Wednesday, March 16, 2011

Steeped in Apartheid


This morning we had a stereotypically African experience when our service mentor couldn’t make it to our early-morning meeting because her nanny didn’t show up and there was no way to reach her.  Instead, we watched a movie for our Lit class that was directed by Tsitsi Dangeremba, a world-renowned Zimbabwean author who dabbles in film-making.  She will be visiting our class April 13th. Although the movies left a bit to be desired for in the action, acting talent, plot intricacy, and cinematography categories, I appreciated the emphasis on women’s liberation, music, and class struggles.  I look forward to reading her books and meeting Tsitsi.  After the movie, I grabbed some lunch at Madibaz café on campus (Madiba is Nelson Mandela’s clan name).  Then I wrote a long-needed email to mom and headed to Lit. 

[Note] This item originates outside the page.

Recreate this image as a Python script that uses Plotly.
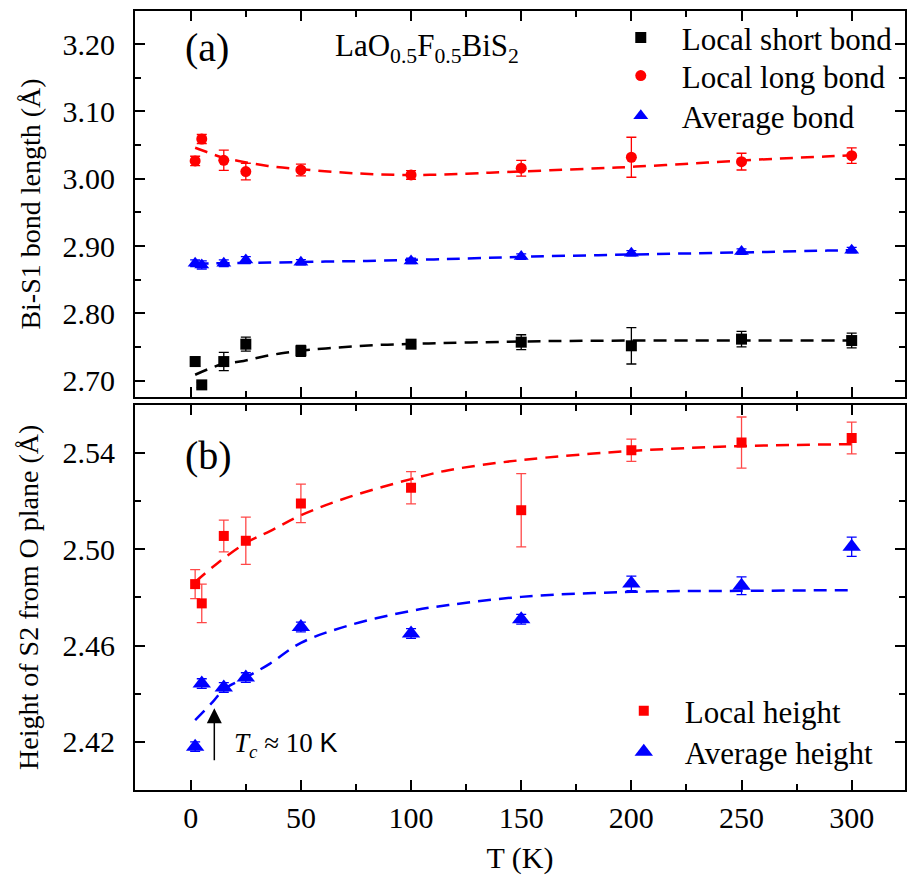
import plotly.graph_objects as go

# Temperatures (K) of the measurements
T = [2, 5, 15, 25, 50, 100, 150, 200, 250, 300]

# (a) Bi-S1 bond lengths (Å) and their uncertainties
short_bond = [2.7286, 2.694, 2.7286, 2.7544, 2.7445, 2.7544, 2.7574, 2.752, 2.7619, 2.7598]
short_err = [0.007, 0.004, 0.0136, 0.0104, 0.008, 0.004, 0.011, 0.027, 0.0116, 0.011]
long_bond = [3.0264, 3.059, 3.0274, 3.0106, 3.013, 3.0056, 3.0156, 3.0319, 3.0254, 3.0343]
long_err = [0.007, 0.0067, 0.015, 0.0124, 0.0087, 0.0064, 0.0116, 0.0297, 0.0124, 0.0116]
avg_bond = [2.8746, 2.872, 2.8746, 2.8795, 2.876, 2.878, 2.8845, 2.8894, 2.8918, 2.894]
avg_bond_err = [0.005, 0.006, 0.005, 0.005, 0.004, 0.004, 0.004, 0.004, 0.004, 0.004]

# (a) fitted trends
fit_short_T = [2, 14, 24, 34, 45, 54, 65, 76, 87, 98, 108, 143, 163, 200, 250, 300]
fit_short = [2.709, 2.7245, 2.7295, 2.737, 2.7425, 2.746, 2.749, 2.7515, 2.7535, 2.7545,
             2.7555, 2.758, 2.759, 2.7598, 2.760, 2.760]
fit_long_T = [2, 7, 14, 24, 35, 50, 75, 100, 125, 143, 163, 185, 202, 224, 245, 267, 288, 300]
fit_long = [3.046, 3.040, 3.032, 3.025, 3.019, 3.014, 3.008, 3.0055, 3.0075, 3.010, 3.0125,
            3.0155, 3.018, 3.022, 3.026, 3.030, 3.033, 3.035]
fit_avg_T = [2, 36, 61, 80, 113, 155, 208, 256, 289, 300]
fit_avg = [2.874, 2.8755, 2.877, 2.878, 2.8805, 2.8845, 2.888, 2.891, 2.8933, 2.894]

# (b) Height of S2 above the O plane (Å)
local_h = [2.4855, 2.4775, 2.5055, 2.5035, 2.519, 2.5255, 2.5162, 2.5411, 2.5443, 2.5462]
local_h_err = [0.006, 0.008, 0.0066, 0.0098, 0.008, 0.0067, 0.0152, 0.0046, 0.0106, 0.0066]
avg_h = [2.418, 2.4442, 2.4426, 2.4467, 2.4677, 2.465, 2.4709, 2.4858, 2.4848, 2.501]
avg_h_err = [0.002, 0.002, 0.002, 0.002, 0.002, 0.002, 0.002, 0.003, 0.0037, 0.004]

# (b) fitted trends
fit_local_T = [2, 12, 25, 36, 50, 72, 100, 117, 150, 200, 250, 300]
fit_local = [2.4864, 2.4941, 2.5026, 2.5075, 2.5141, 2.5217, 2.5291, 2.5328, 2.5370,
             2.5408, 2.5428, 2.5436]
fit_avgh_T = [2, 10, 15, 25, 36, 50, 72, 100, 117, 150, 200, 250, 300]
fit_avgh = [2.429, 2.4366, 2.4417, 2.4467, 2.4525, 2.4611, 2.4684, 2.4744, 2.4768, 2.4802,
            2.4823, 2.4827, 2.4830]

# Annotation values
Tc = 10.7
arrow_tip, arrow_tail = 2.434, 2.4117

SERIF = "Liberation Serif"
RED, BLUE, BLACK = "#ff0000", "#0000ff", "#000000"
DASH = "13px,8px"

fig = go.Figure()


def fit_line(x, y, color, xa, ya):
    fig.add_trace(go.Scatter(x=x, y=y, mode="lines", xaxis=xa, yaxis=ya,
                             line=dict(color=color, width=2.5, dash=DASH, shape="spline"),
                             showlegend=False, hoverinfo="skip"))


def points(y, err, name, color, symbol, size, xa, ya, legend, err_color=None):
    fig.add_trace(go.Scatter(
        x=T, y=y, mode="markers", name=name, xaxis=xa, yaxis=ya, legend=legend,
        marker=dict(color=color, symbol=symbol, size=size, line=dict(width=0)),
        error_y=dict(type="data", array=err, color=err_color or color,
                     thickness=1.3, width=5)))


fit_line(fit_short_T, fit_short, BLACK, "x", "y")
fit_line(fit_long_T, fit_long, RED, "x", "y")
fit_line(fit_avg_T, fit_avg, BLUE, "x", "y")
points(short_bond, short_err, "Local short bond", BLACK, "square", 11, "x", "y", "legend")
points(long_bond, long_err, "Local long bond", RED, "circle", 11, "x", "y", "legend2")
points(avg_bond, avg_bond_err, "Average bond", BLUE, "triangle-up", 13, "x", "y", "legend3")

fit_line(fit_local_T, fit_local, RED, "x2", "y2")
fit_line(fit_avgh_T, fit_avgh, BLUE, "x2", "y2")
points(local_h, local_h_err, "Local height", RED, "square", 10, "x2", "y2", "legend4",
       err_color="rgba(255,40,40,0.85)")
points(avg_h, avg_h_err, "Average height", BLUE, "triangle-up", 16, "x2", "y2", "legend5")

axis_common = dict(showline=True, linecolor="black", linewidth=2, mirror="allticks",
                   ticks="inside", ticklen=10, tickwidth=2, tickcolor="black",
                   showgrid=False, zeroline=False,
                   tickfont=dict(family=SERIF, size=30, color="black"))


def legend_box(x, y):
    return dict(x=x, y=y, xanchor="left", yanchor="middle", bgcolor="rgba(0,0,0,0)",
                font=dict(family=SERIF, size=31), itemwidth=72)


x_range = [-25.3, 324.2]
fig.update_layout(
    width=909, height=890,
    margin=dict(l=135, r=2, t=11, b=100),
    paper_bgcolor="white", plot_bgcolor="white",
    font=dict(family=SERIF, color="black"),
    xaxis=dict(axis_common, range=x_range, anchor="y", showticklabels=False,
               matches="x2", tick0=0, dtick=50,
               minor=dict(ticks="inside", ticklen=6, tickwidth=2, dtick=25, tick0=0,
                          tickcolor="black")),
    yaxis=dict(axis_common, domain=[0.5045, 1], range=[2.676, 3.249], anchor="x",
               tick0=2.7, dtick=0.1, tickformat=".2f", ticklabelstandoff=12,
               title=dict(text="Bi-S1 bond length (Å)", standoff=14,
                          font=dict(family=SERIF, size=28)),
               minor=dict(ticks="inside", ticklen=6, tickwidth=2, dtick=0.05, tick0=2.7,
                          tickcolor="black")),
    xaxis2=dict(axis_common, range=x_range, anchor="y2", tick0=0, dtick=50,
                ticklabelstandoff=0,
                title=dict(text="T (K)", standoff=14, font=dict(family=SERIF, size=30)),
                minor=dict(ticks="inside", ticklen=6, tickwidth=2, dtick=25, tick0=0,
                           tickcolor="black")),
    yaxis2=dict(axis_common, domain=[0, 0.4946], range=[2.40, 2.56], anchor="x2",
                tick0=2.42, dtick=0.04, tickformat=".2f", ticklabelstandoff=12,
                title=dict(text="Height of S2 from O plane (Å)", standoff=16,
                           font=dict(family=SERIF, size=28)),
                minor=dict(ticks="inside", ticklen=6, tickwidth=2, dtick=0.02, tick0=2.42,
                           tickcolor="black")),
    legend=legend_box(0.6036, 0.9654),
    legend2=legend_box(0.6036, 0.9166),
    legend3=legend_box(0.6036, 0.8652),
    legend4=legend_box(0.6075, 0.1014),
    legend5=legend_box(0.6075, 0.0488),
)

fig.add_annotation(x=-3.5, y=3.1955, xref="x", yref="y", text="(a)", showarrow=False,
                   xanchor="left", yanchor="middle", font=dict(family=SERIF, size=40))
fig.add_annotation(x=64.4, y=3.194, xref="x", yref="y",
                   text="LaO<sub>0.5</sub>F<sub>0.5</sub>BiS<sub>2</sub>", showarrow=False,
                   xanchor="left", yanchor="middle", font=dict(family=SERIF, size=31))
fig.add_annotation(x=-3.5, y=2.539, xref="x2", yref="y2", text="(b)", showarrow=False,
                   xanchor="left", yanchor="middle", font=dict(family=SERIF, size=40))
fig.add_annotation(x=Tc, y=arrow_tip, ax=Tc, ay=arrow_tail, xref="x2", yref="y2",
                   axref="x2", ayref="y2", text="", showarrow=True, arrowhead=2,
                   arrowsize=2, arrowwidth=1.5, arrowcolor="black")
fig.add_annotation(x=18.7, y=2.4186, xref="x2", yref="y2",
                   text="<i>T</i><sub><i>c</i></sub> ≈ 10 "
                        "<span style='font-family:Liberation Sans'>K</span>",
                   showarrow=False, xanchor="left", yanchor="middle",
                   font=dict(family=SERIF, size=27))

fig.write_html("out.html")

In Lit, we discussed two films and the South African classic Triomf.  Triomf is the new name of a formerly black settlement called Sophiatown.  When the Group Areas Act was inacted in 1950, non-European people were moved from their homes into townships.  Black, Coloured, and Indian people were relocated into townships filled with matchbox houses and no infrastructure in order that they might develop and grow in what President Botha referred to as a policy of “good neighborliness.”  In reality the policy put all non-Europeans away from whites, neither seen nor heard of without permission from white employers who signed non-Europeans’ passbooks to be in white areas.  Sophiatown was a vibrant artsy township outside of Johannesberg that was bulldozed and, as the story Triomf describes, was filled with white-trash families moving into the city to find work.  It is a hard book to read, as it is a string of narratives from different family member’s viewpoints, so there is no overarching plot.  And the characters are all incestuous people who represent the epitome of Apartheid’s aim to ‘take care of your own.’  Needless to say, it is a bit disturbing, but the comic relief is often hilarious, and we were lucky enough to act out those funnier parts in role play in class last week.  Although it’s embarrassing to get in front of one’s class and act like a complete idiot, it set a lighter tone than the normal intense discussions surrounding the incredible harm of Apartheid which fill every one of our classes.

Culture for Bruce

I may not have expressed it before, but it is emotionally taxing rehashing Apartheid events in each class (except Bio).  We are learning about township jazz in music, which is music born of the struggle of being relocated.  In lit everything is about race, class, and gender struggles, and in seminar we are rehashing the Truth and Reconciliation Commission which aimed to put the past behind and move forward as a united country.  It can be depressing when we see these issues drug out and considered from every possible angle.  I never realized how tired I would get, not like bored tired, but just exhausted from trying to really understand what people went through and are still going through because of Colonial rule and its culmination in Apartheid. I really look forward to weekends to try and clear my mind for a while (when I'm not reading about it).


1 comment:

  1. We usually agree on things but I disagree with you as it was always easy for me to get in fornt of a group and act like an idiot.